[BEGIN RECORDS TO PROCESS]

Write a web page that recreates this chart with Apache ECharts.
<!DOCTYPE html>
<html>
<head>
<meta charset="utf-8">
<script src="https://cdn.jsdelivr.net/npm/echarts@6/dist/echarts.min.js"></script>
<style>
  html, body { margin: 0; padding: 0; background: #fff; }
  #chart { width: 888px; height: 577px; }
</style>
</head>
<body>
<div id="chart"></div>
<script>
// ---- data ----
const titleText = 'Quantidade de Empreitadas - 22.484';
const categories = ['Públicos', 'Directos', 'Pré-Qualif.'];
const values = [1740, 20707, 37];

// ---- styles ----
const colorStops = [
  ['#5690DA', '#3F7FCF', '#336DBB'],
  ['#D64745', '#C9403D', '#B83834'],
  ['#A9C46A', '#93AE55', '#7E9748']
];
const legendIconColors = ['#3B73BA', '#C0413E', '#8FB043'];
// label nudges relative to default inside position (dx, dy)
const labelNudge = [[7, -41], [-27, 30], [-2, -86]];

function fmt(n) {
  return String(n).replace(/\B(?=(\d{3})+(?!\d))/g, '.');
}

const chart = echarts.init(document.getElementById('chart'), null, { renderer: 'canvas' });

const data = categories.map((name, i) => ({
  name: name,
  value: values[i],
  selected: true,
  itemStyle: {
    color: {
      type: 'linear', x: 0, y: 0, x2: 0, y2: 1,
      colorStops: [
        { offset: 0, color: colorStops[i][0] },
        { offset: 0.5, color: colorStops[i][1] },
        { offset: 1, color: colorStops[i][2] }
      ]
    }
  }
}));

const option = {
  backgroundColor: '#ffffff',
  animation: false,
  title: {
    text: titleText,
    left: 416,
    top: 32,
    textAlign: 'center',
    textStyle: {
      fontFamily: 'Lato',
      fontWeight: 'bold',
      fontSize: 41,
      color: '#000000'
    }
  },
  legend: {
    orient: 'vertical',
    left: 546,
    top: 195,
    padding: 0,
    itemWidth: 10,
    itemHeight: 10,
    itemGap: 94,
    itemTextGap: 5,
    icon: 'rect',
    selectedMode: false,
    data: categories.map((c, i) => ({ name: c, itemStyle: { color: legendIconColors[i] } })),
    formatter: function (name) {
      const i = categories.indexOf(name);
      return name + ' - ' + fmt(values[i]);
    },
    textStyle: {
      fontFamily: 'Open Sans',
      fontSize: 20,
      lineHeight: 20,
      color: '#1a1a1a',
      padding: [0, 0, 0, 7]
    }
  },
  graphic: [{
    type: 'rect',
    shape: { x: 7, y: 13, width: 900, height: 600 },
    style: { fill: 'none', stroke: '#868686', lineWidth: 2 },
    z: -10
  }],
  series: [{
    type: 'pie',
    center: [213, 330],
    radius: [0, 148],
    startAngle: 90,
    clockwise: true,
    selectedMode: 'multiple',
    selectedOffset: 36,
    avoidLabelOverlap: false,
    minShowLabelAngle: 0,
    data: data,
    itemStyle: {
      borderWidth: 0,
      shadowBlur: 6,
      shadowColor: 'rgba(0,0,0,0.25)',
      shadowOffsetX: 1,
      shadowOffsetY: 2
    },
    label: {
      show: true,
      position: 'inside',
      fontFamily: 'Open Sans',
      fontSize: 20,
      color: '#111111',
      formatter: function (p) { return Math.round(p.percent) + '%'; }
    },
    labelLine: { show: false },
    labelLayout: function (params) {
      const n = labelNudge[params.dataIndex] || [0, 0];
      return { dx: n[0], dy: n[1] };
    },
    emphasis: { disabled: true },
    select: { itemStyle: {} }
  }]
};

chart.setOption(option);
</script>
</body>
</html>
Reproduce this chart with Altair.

[END RECORDS TO PROCESS]

YOUR OBJECTIVE: Extract every record and return it verbatim.

RESPONSE TO THE TASK:
Write a web page that recreates this chart with Apache ECharts.
<!DOCTYPE html>
<html>
<head>
<meta charset="utf-8">
<script src="https://cdn.jsdelivr.net/npm/echarts@6/dist/echarts.min.js"></script>
<style>
  html, body { margin: 0; padding: 0; background: #fff; }
  #chart { width: 888px; height: 577px; }
</style>
</head>
<body>
<div id="chart"></div>
<script>
// ---- data ----
const titleText = 'Quantidade de Empreitadas - 22.484';
const categories = ['Públicos', 'Directos', 'Pré-Qualif.'];
const values = [1740, 20707, 37];

// ---- styles ----
const colorStops = [
  ['#5690DA', '#3F7FCF', '#336DBB'],
  ['#D64745', '#C9403D', '#B83834'],
  ['#A9C46A', '#93AE55', '#7E9748']
];
const legendIconColors = ['#3B73BA', '#C0413E', '#8FB043'];
// label nudges relative to default inside position (dx, dy)
const labelNudge = [[7, -41], [-27, 30], [-2, -86]];

function fmt(n) {
  return String(n).replace(/\B(?=(\d{3})+(?!\d))/g, '.');
}

const chart = echarts.init(document.getElementById('chart'), null, { renderer: 'canvas' });

const data = categories.map((name, i) => ({
  name: name,
  value: values[i],
  selected: true,
  itemStyle: {
    color: {
      type: 'linear', x: 0, y: 0, x2: 0, y2: 1,
      colorStops: [
        { offset: 0, color: colorStops[i][0] },
        { offset: 0.5, color: colorStops[i][1] },
        { offset: 1, color: colorStops[i][2] }
      ]
    }
  }
}));

const option = {
  backgroundColor: '#ffffff',
  animation: false,
  title: {
    text: titleText,
    left: 416,
    top: 32,
    textAlign: 'center',
    textStyle: {
      fontFamily: 'Lato',
      fontWeight: 'bold',
      fontSize: 41,
      color: '#000000'
    }
  },
  legend: {
    orient: 'vertical',
    left: 546,
    top: 195,
    padding: 0,
    itemWidth: 10,
    itemHeight: 10,
    itemGap: 94,
    itemTextGap: 5,
    icon: 'rect',
    selectedMode: false,
    data: categories.map((c, i) => ({ name: c, itemStyle: { color: legendIconColors[i] } })),
    formatter: function (name) {
      const i = categories.indexOf(name);
      return name + ' - ' + fmt(values[i]);
    },
    textStyle: {
      fontFamily: 'Open Sans',
      fontSize: 20,
      lineHeight: 20,
      color: '#1a1a1a',
      padding: [0, 0, 0, 7]
    }
  },
  graphic: [{
    type: 'rect',
    shape: { x: 7, y: 13, width: 900, height: 600 },
    style: { fill: 'none', stroke: '#868686', lineWidth: 2 },
    z: -10
  }],
  series: [{
    type: 'pie',
    center: [213, 330],
    radius: [0, 148],
    startAngle: 90,
    clockwise: true,
    selectedMode: 'multiple',
    selectedOffset: 36,
    avoidLabelOverlap: false,
    minShowLabelAngle: 0,
    data: data,
    itemStyle: {
      borderWidth: 0,
      shadowBlur: 6,
      shadowColor: 'rgba(0,0,0,0.25)',
      shadowOffsetX: 1,
      shadowOffsetY: 2
    },
    label: {
      show: true,
      position: 'inside',
      fontFamily: 'Open Sans',
      fontSize: 20,
      color: '#111111',
      formatter: function (p) { return Math.round(p.percent) + '%'; }
    },
    labelLine: { show: false },
    labelLayout: function (params) {
      const n = labelNudge[params.dataIndex] || [0, 0];
      return { dx: n[0], dy: n[1] };
    },
    emphasis: { disabled: true },
    select: { itemStyle: {} }
  }]
};

chart.setOption(option);
</script>
</body>
</html>
Reproduce this chart with Altair.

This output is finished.